Scott tells Luke that Donovan had a private detective with him and that they should leave. After Scott and Luke have sex upstairs, Blake plays acoustic one last time before walking out to the shed where he sits quietly, watching his roommates leave. They spend the night at their friend's house, and awake the next morning to see the news announcing that Blake died by suicide and an electrician found his body. Scott, Luke, and Nicole get in a car and leave, driving down a highway while Luke plays the guitar in the back seat.

==Relation to other Van Sant films==
Last Days is the third and final installment in what Van Sant has frequently called his "Death Trilogy", which began with Gerry (2002) and continued with Elephant (2003). The dialogue and narration in all three films are minimal, and scenes do not proceed linearly. As in Elephant, scenes are revisited from new angles, starting at differing points in time, without a signal to viewers that the clock has been turned back and a previous scene is being revisited. In a later film, Paranoid Park (2007), Van Sant uses the same technique. Also as in the other films, many of the actors' character names are the same as their actual first names.

==Production==
===Background===
Van Sant has stated he had contemplated the project for nearly a decade. At one time, he wanted to do a biographical film about Cobain but decided against the idea out of concern over the potential of a lawsuit by Cobain's widow, Courtney Love. Van Sant was unsure how Cobain's fans and family would react to Last Days; he spoke to Love several times over the years about his project and recently expressed his concern that it might be painful for her to see the film. Actress Asia Argento stated, "It's been written that I play Courtney Love, and it's not true. I'm so upset. I don't know why people say that. I feel very sorry for her. She's been demonized and I feel sorry for anybody that's lost like that. But no, I play a character that's very dorky."

===Music===
Last Days features two original compositions by Michael Pitt: an acoustic song entitled "Death to Birth" and an electric jam called "That Day". Lukas Haas composed another piece, "Untitled". Rodrigo Lopresti composed "Seen as None" and "Pointless Ride". The character Scott listens to "Venus in Furs" by The Velvet Underground. Blake, in one scene, watches the music video for "On Bended Knee" by Boyz II Men on television. "Venus in Furs" contains the lyric "...on bended knee". A soundscape piece called "Doors of Perception" ("Türen der Wahrnehmung") was composed by Hildegard Westerkamp.

===Filming===
The film was shot in the Hudson Valley region of New York, which, due in part to cinematographer Harris Savides' specialized treatment of the film stock, suggests the Pacific Northwest, where Van Sant is from.

==Reception==
On Rotten Tomatoes it has an approval rating of 58% based on reviews from 119 critics, with an average rating of 6.1/10. The site's consensus says, "While the minimalist style is not for all viewers, those who prefer experimentalism will find Last Days hypnotic." On Metacritic it has a weighted average score of 67 out of 100 based on reviews from 36 critics, indicating "generally favorable" reviews.

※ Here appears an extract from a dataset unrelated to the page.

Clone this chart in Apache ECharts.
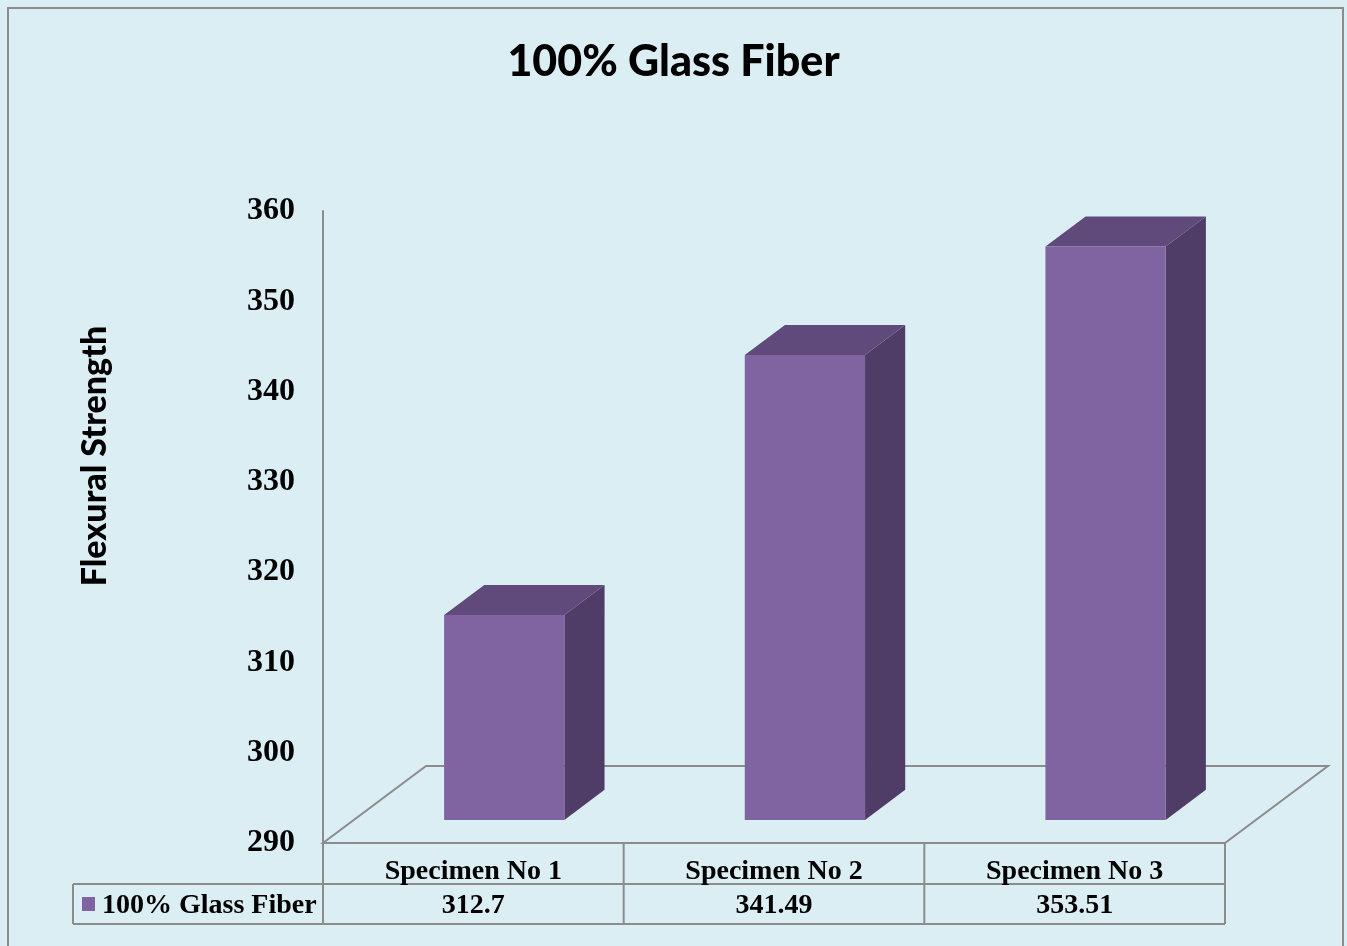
<!DOCTYPE html>
<html>
<head>
<meta charset="utf-8">
<script src="https://cdn.jsdelivr.net/npm/echarts@6/dist/echarts.min.js"></script>
<style>
  html, body { margin: 0; padding: 0; background: #dbeef3; }
  #main { width: 1347px; height: 946px; }
</style>
</head>
<body>
<div id="main"></div>
<script>
var categories = ['Specimen No 1', 'Specimen No 2', 'Specimen No 3'];
var seriesName = '100% Glass Fiber';
var values = [312.7, 341.49, 353.51];
var yMin = 290, yMax = 360, yStep = 10;

var FRONT = '#8064a2', SIDE = '#4f3d67', TOP = '#604a7b', LINE = '#8c8c8c';
// floor depth in px (3d look)
var DX = 103, DY = -77;
var D0 = 0.3, D1 = 0.69;

var chart = echarts.init(document.getElementById('main'));

function renderFloor(params, api) {
    var band = api.size([1, 0])[0];
    var p0 = api.coord([0, yMin]);
    var p2 = api.coord([categories.length - 1, yMin]);
    var L = p0[0] - band / 2, R = p2[0] + band / 2, y = p0[1];
    return {
        type: 'polygon',
        shape: { points: [[L, y], [R, y], [R + DX, y + DY], [L + DX, y + DY]] },
        style: { fill: 'none', stroke: LINE, lineWidth: 2 }
    };
}

function renderBar(params, api) {
    var idx = api.value(0), val = api.value(1);
    var band = api.size([1, 0])[0];
    var base = api.coord([idx, yMin]);
    var top = api.coord([idx, val]);
    var w = band * 0.4;
    var x0 = base[0] + D0 * DX - w / 2, x1 = x0 + w;
    var yb = base[1] + D0 * DY, yt = top[1] + D0 * DY;
    var sx = (D1 - D0) * DX, sy = (D1 - D0) * DY;
    return {
        type: 'group',
        children: [
            { type: 'polygon', shape: { points: [[x1, yt], [x1 + sx, yt + sy], [x1 + sx, yb + sy], [x1, yb]] }, style: { fill: SIDE } },
            { type: 'polygon', shape: { points: [[x0, yt], [x0 + sx, yt + sy], [x1 + sx, yt + sy], [x1, yt]] }, style: { fill: TOP } },
            { type: 'rect', shape: { x: x0, y: yt, width: w, height: yb - yt }, style: { fill: FRONT } }
        ]
    };
}

var option = {
    backgroundColor: '#dbeef3',
    animation: false,
    title: {
        text: '100% Glass Fiber',
        left: 'center',
        top: 36,
        textStyle: { fontFamily: 'Lato', fontWeight: 900, fontSize: 43, color: '#000' }
    },
    grid: { left: 323, right: 122, top: 211, bottom: 103 },
    xAxis: {
        type: 'category',
        data: categories,
        axisLine: { show: false },
        axisTick: { show: false },
        axisLabel: {
            margin: 15,
            fontFamily: 'Liberation Serif', fontWeight: 'bold', fontSize: 28, color: '#000'
        }
    },
    yAxis: {
        type: 'value',
        min: yMin, max: yMax, interval: yStep,
        axisLine: { show: true, lineStyle: { color: LINE, width: 2 } },
        axisTick: { show: false },
        splitLine: { show: false },
        axisLabel: {
            margin: 28,
            padding: [6, 0, 0, 0],
            fontFamily: 'Liberation Serif', fontWeight: 'bold', fontSize: 32, color: '#000'
        }
    },
    series: [
        { type: 'custom', name: 'floor', renderItem: renderFloor, data: [[0, yMin]], z: 1, silent: true },
        { type: 'custom', name: seriesName, renderItem: renderBar, z: 2,
          data: values.map(function (v, i) { return [i, v]; }) }
    ]
};
chart.setOption(option);

// data table + frame
var p0 = chart.convertToPixel({ gridIndex: 0 }, [0, yMin]);
var p2 = chart.convertToPixel({ gridIndex: 0 }, [categories.length - 1, yMin]);
var band = (p2[0] - p0[0]) / (categories.length - 1);
var L = p0[0] - band / 2, R = p2[0] + band / 2;
var y0 = p0[1], y1 = y0 + 41, y2 = y1 + 40;
var legL = 73;
var tableStyle = { stroke: LINE, lineWidth: 2, fill: 'none' };

var g = [
    { type: 'rect', shape: { x: 8, y: 8, width: 1335, height: 960 }, style: { fill: 'none', stroke: LINE, lineWidth: 2 }, z: -1 },
    { type: 'text', rotation: Math.PI / 2, x: 95, y: 456,
      style: { text: 'Flexural Strength', fontFamily: 'Lato', fontWeight: 900, fontSize: 34, fill: '#000', align: 'center', verticalAlign: 'middle' } },
    { type: 'line', shape: { x1: L, y1: y0, x2: L, y2: y2 }, style: tableStyle },
    { type: 'line', shape: { x1: legL, y1: y1, x2: R, y2: y1 }, style: tableStyle },
    { type: 'line', shape: { x1: legL, y1: y2, x2: R, y2: y2 }, style: tableStyle },
    { type: 'line', shape: { x1: legL, y1: y1, x2: legL, y2: y2 }, style: tableStyle },
    { type: 'rect', shape: { x: 82, y: y1 + 13, width: 13, height: 14 }, style: { fill: FRONT } },
    { type: 'text', x: 102, y: (y1 + y2) / 2 + 2,
      style: { text: seriesName, fontFamily: 'Liberation Serif', fontWeight: 'bold', fontSize: 28, fill: '#000', verticalAlign: 'middle' } }
];
for (var i = 0; i <= categories.length; i++) {
    var xv = L + band * i;
    g.push({ type: 'line', shape: { x1: xv, y1: y0, x2: xv, y2: y2 }, style: tableStyle });
}
values.forEach(function (v, i) {
    g.push({ type: 'text', x: L + band * (i + 0.5), y: (y1 + y2) / 2 + 2,
        style: { text: String(v), fontFamily: 'Liberation Serif', fontWeight: 'bold', fontSize: 28, fill: '#000', align: 'center', verticalAlign: 'middle' } });
});
chart.setOption({ graphic: g });
</script>
</body>
</html>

Leslie Felperin of Variety wrote: "Result is dead-on depiction of the hedonistic rock lifestyle, punctuated by sequences of haunting beauty but also quasi-religious imagery that borders on tacky."

===Awards===
The film was entered in the 2005 Cannes Film Festival where it won the Technical Grand Prize. It was nominated for an Independent Spirit Award for Best Cinematography, but failed to win any awards at the festival.

===Legacy===

The film was adapted into an opera of the same name by British composer Oliver Leith and visual artist Matt Copson, which premiered in 2022 at the Linbury Theatre as a coproduction of Guildhall School of Music and Drama and the Royal Opera House, featuring French actress Agathe Rousselle in the role of Blake.

Director Matt Reeves has said that this movie was an influence on the character of Bruce Wayne in The Batman (2022).